O filme deu origem a outros cinco, também dirigidos por George Romero. Além disso, houve refilmagens homônimas do clássico, como “A noite dos mortos vivos”, de 1990 e “A noite dos mortos vivos 3D”, de 2006.
É um longa-metragem ímpar dentro dos filmes de gênero. A produção tem diversas características de um filme independente: foi todo feito em um sítio, bancado pelo próprio pessoal e usando amigos no elenco. Mesmo assim, diversos elementos podem ser destacados neste filme como direção de atores, fotografia e roteiro.
O filme é muito importante pelas suas abordagens, principalmente sendo considerado a época em que foi feito. No entanto, esses podem ser, muitas vezes, não perceptíveis ao espectador comum, que não possui um olhar que procura os detalhes. A forma de assistir uma obra como essa deve-se ir a fundo em suas diversas camadas. Conseguindo atingi-las, é possível compreender a inclusão de alguns desses elementos, auto explicando suas importâncias. Por isso, foram selecionados para esse post alguns pontos da produção.
“Quem avisa amigo é”: as análises a seguir contêm SPOILERS, partindo daqui fica por conta da sua curiosidade:
1. Personagem principal: a escolha do personagem principal ser um negro vai contra a grande maioria dos que circulavam na época.

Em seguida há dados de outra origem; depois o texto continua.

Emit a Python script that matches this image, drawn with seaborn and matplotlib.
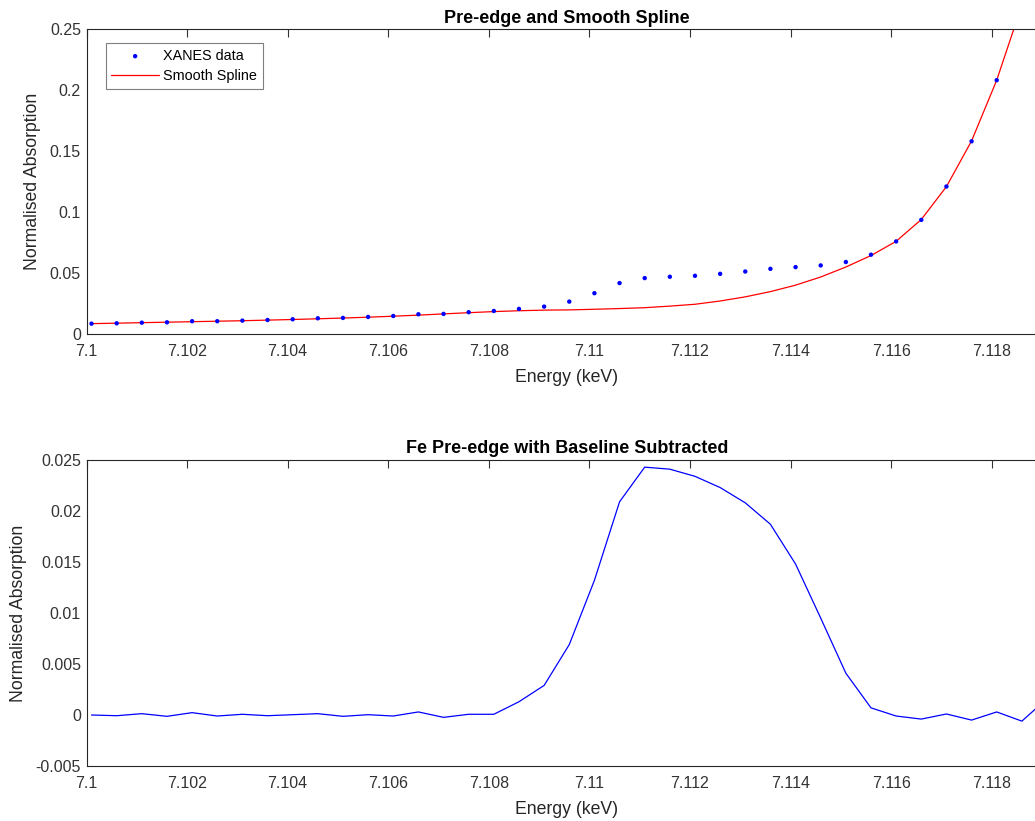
import matplotlib
matplotlib.use("Agg")
import matplotlib.pyplot as plt
from matplotlib.ticker import FuncFormatter, MultipleLocator
import pandas as pd
import seaborn as sns

# Photon energies (keV)
energy = [7.1001, 7.1006, 7.1011, 7.1016, 7.1021, 7.1026, 7.1031, 7.1036,
          7.1041, 7.1046, 7.1051, 7.1056, 7.1061, 7.1066, 7.1071, 7.1076,
          7.1081, 7.1086, 7.1091, 7.1096, 7.1101, 7.1106, 7.1111, 7.1116,
          7.1121, 7.1126, 7.1131, 7.1136, 7.1141, 7.1146, 7.1151, 7.1156,
          7.1161, 7.1166, 7.1171, 7.1176, 7.1181, 7.1186, 7.1191]

# Normalised XANES absorption
xanes = [0.0085, 0.0088, 0.0093, 0.0096, 0.0105, 0.0105, 0.0110, 0.0115,
         0.0121, 0.0129, 0.0132, 0.0140, 0.0148, 0.0162, 0.0165, 0.0179,
         0.0189, 0.0206, 0.0225, 0.0266, 0.0335, 0.0418, 0.0459, 0.0470,
         0.0478, 0.0494, 0.0513, 0.0535, 0.0549, 0.0563, 0.0591, 0.0651,
         0.0760, 0.0937, 0.1211, 0.1582, 0.2084, 0.2700]

# Smooth spline baseline evaluated on the same energies
spline = [0.0085, 0.0089, 0.0093, 0.0097, 0.0101, 0.0105, 0.0109, 0.0114,
          0.0119, 0.0125, 0.0131, 0.0138, 0.0146, 0.0155, 0.0165, 0.0175,
          0.0184, 0.0191, 0.0196, 0.0198, 0.0203, 0.0209, 0.0216, 0.0229,
          0.0244, 0.0271, 0.0305, 0.0348, 0.0401, 0.0468, 0.0550, 0.0644,
          0.0761, 0.0940, 0.1210, 0.1585, 0.2084, 0.2700]

# Pre-edge after baseline subtraction
pre_edge = [0.0000, -0.00007, 0.00013, -0.00013, 0.00023, -0.0001, 0.00007,
            -0.00007, 0.00003, 0.00013, -0.00013, 0.00003, -0.0001, 0.0003,
            -0.00023, 0.00007, 0.00007, 0.0013, 0.0029, 0.0069, 0.0132,
            0.0209, 0.0243, 0.0241, 0.0234, 0.0223, 0.0208, 0.0187, 0.0148,
            0.0095, 0.0041, 0.0007, -0.0001, -0.0004, 0.0001, -0.0005,
            0.0003, -0.0006, 0.0016]

top_df = pd.DataFrame({"energy": energy[:len(xanes)], "xanes": xanes,
                       "spline": spline})
bot_df = pd.DataFrame({"energy": energy, "pre_edge": pre_edge})

sns.set_style("white")
plt.rcParams["font.family"] = ["Liberation Sans", "DejaVu Sans"]

W, H = 1035, 821
fig = plt.figure(figsize=(W / 100, H / 100), dpi=100)

x_left = 86.5
x_right = 1047.0
ax1 = fig.add_axes([x_left / W, (H - 334) / H, (x_right - x_left) / W, 304.5 / H])
ax2 = fig.add_axes([x_left / W, (H - 766) / H, (x_right - x_left) / W, 306 / H])

ink = "#262626"
fmt = FuncFormatter(lambda v, p: "%g" % round(v, 6))

sns.scatterplot(data=top_df, x="energy", y="xanes", ax=ax1, color="blue",
                marker="o", s=10, edgecolor="none", label="XANES data",
                zorder=3)
sns.lineplot(data=top_df, x="energy", y="spline", ax=ax1, color="red",
             linewidth=0.9, sort=False, estimator=None, label="Smooth Spline",
             zorder=2)
sns.lineplot(data=bot_df, x="energy", y="pre_edge", ax=ax2, color="blue",
             linewidth=0.9, sort=False, estimator=None, legend=False)

ax1.set_ylim(0, 0.25)
ax1.yaxis.set_major_locator(MultipleLocator(0.05))
ax2.set_ylim(-0.005, 0.025)
ax2.yaxis.set_major_locator(MultipleLocator(0.005))

ax1.set_title("Pre-edge and Smooth Spline", fontsize=13, fontweight="bold",
              pad=5, color="black")
ax2.set_title("Fe Pre-edge with Baseline Subtracted", fontsize=13,
              fontweight="bold", pad=5, color="black")

for ax in (ax1, ax2):
    ax.set_xlim(7.1, 7.1191)
    ax.xaxis.set_major_locator(MultipleLocator(0.002))
    ax.xaxis.set_major_formatter(fmt)
    ax.yaxis.set_major_formatter(fmt)
    ax.set_xlabel("Energy (keV)", fontsize=12.7, color=ink, labelpad=7.5)
    ax.set_ylabel("Normalised Absorption", fontsize=12.7, color=ink,
                  labelpad=6)
    ax.tick_params(direction="in", length=6, width=0.8, colors="#333333",
                   labelsize=11.5, top=True, right=True)
    ax.tick_params(axis="x", pad=7)
    ax.tick_params(axis="y", pad=4)
    for s in ax.spines.values():
        s.set_visible(True)
        s.set_color(ink)
        s.set_linewidth(0.8)
    ax.grid(False)

leg = ax1.legend(loc="upper left", bbox_to_anchor=(0.0198, 0.955),
                 fontsize=10.4, frameon=True, fancybox=False, framealpha=1,
                 edgecolor="#7f7f7f", handlelength=3.3, handletextpad=0.3,
                 borderpad=0.4, labelspacing=0.4, borderaxespad=0)
leg.get_frame().set_linewidth(0.8)
for t in leg.get_texts():
    t.set_color("black")

fig.savefig("out.png", dpi=100, facecolor="white")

O mais importante é a desconstrução feita ao colocá-lo como o único sã, em meio a todos os acontecimentos. É ele “a cabeça pensante” daquele grupo, levando em consideração o bem estar de todos, e nas possíveis ações para retirá-los dali. Enquanto isso, os demais são extremamente individualista, com a única missão sendo salvar a si mesmo.
2. Sociedade patriarcal: o longa metragem é muito inteligente em diversas de suas construções. Uma delas é a seleção do patriarcalismo. Uma característica muito defendida pela sociedade norte-americana, que coloca a figura paterna acima de todos, reafirmado em muitas produções de Hollywood. No filme, quando todos os personagens entram dentro da casa, forma-se como uma “família” ali. No entanto, é abordado a maneira como esse núcleo se autodestrói, se desfaz ao longo do decorrer dos acontecimentos. Uma cena muito marcante quanto a isso é a que a menina, mordida por um “morto vivo”, devora os próprios pais.
3. Mídia: Outro elemento que merece destaque é o papel da mídia, e como é analisado seu poder. A todo momento, dentro da casa, os personagens acompanham o mundo lá fora através da televisão e do rádio. Essa abordagem é uma forma de retomar a crítica sobre a ação midiática durante a Guerra do Vietnã, uma das mais televisionadas da história. Ou seja, a morte de muitos indivíduos foi comercializada, se tornando mercadoria em frente as câmeras.
4. Morrer de vez: Uma característica do filme é a solução de morte dos “mortos vivos”. Para serem exterminados é preciso que se destrua sua cabeça, o local do pensamento. Uma crítica ao poder do Estado, que foi o grande responsável pelo desenrolar do acontecimento da história, errou e colocou em risco toda sua população, a quem, na verdade, deveria proteger.
5. Chega de Happy Ending: O final do filme complementa tudo isso com uma crítica, através da morte do personagem. O negro é o único sobrevivente e está ali à espera do resgate. Esse é formado por homens brancos do interior, portando armas, quase que infalíveis, figuras como “super-heróis” que irão salvar a todos. No entanto, estão na verdade cegados pelo medo. E são esses homens “racionais” quem assassinam esse personagem. Um tiro certeiro, como uma mosca, ou seja, uma morte completamente estúpida. Percebe-se então a crítica: matar inocentes, sem saber ao certo quem realmente são.
Fica a dica para o final de semana. Se você já tiver visto, reveja com outros olhos buscando detalhes. Caso não tenha assistido, pode investir em tirar uma hora e meia do seu dia para apreciar esse longa metragem.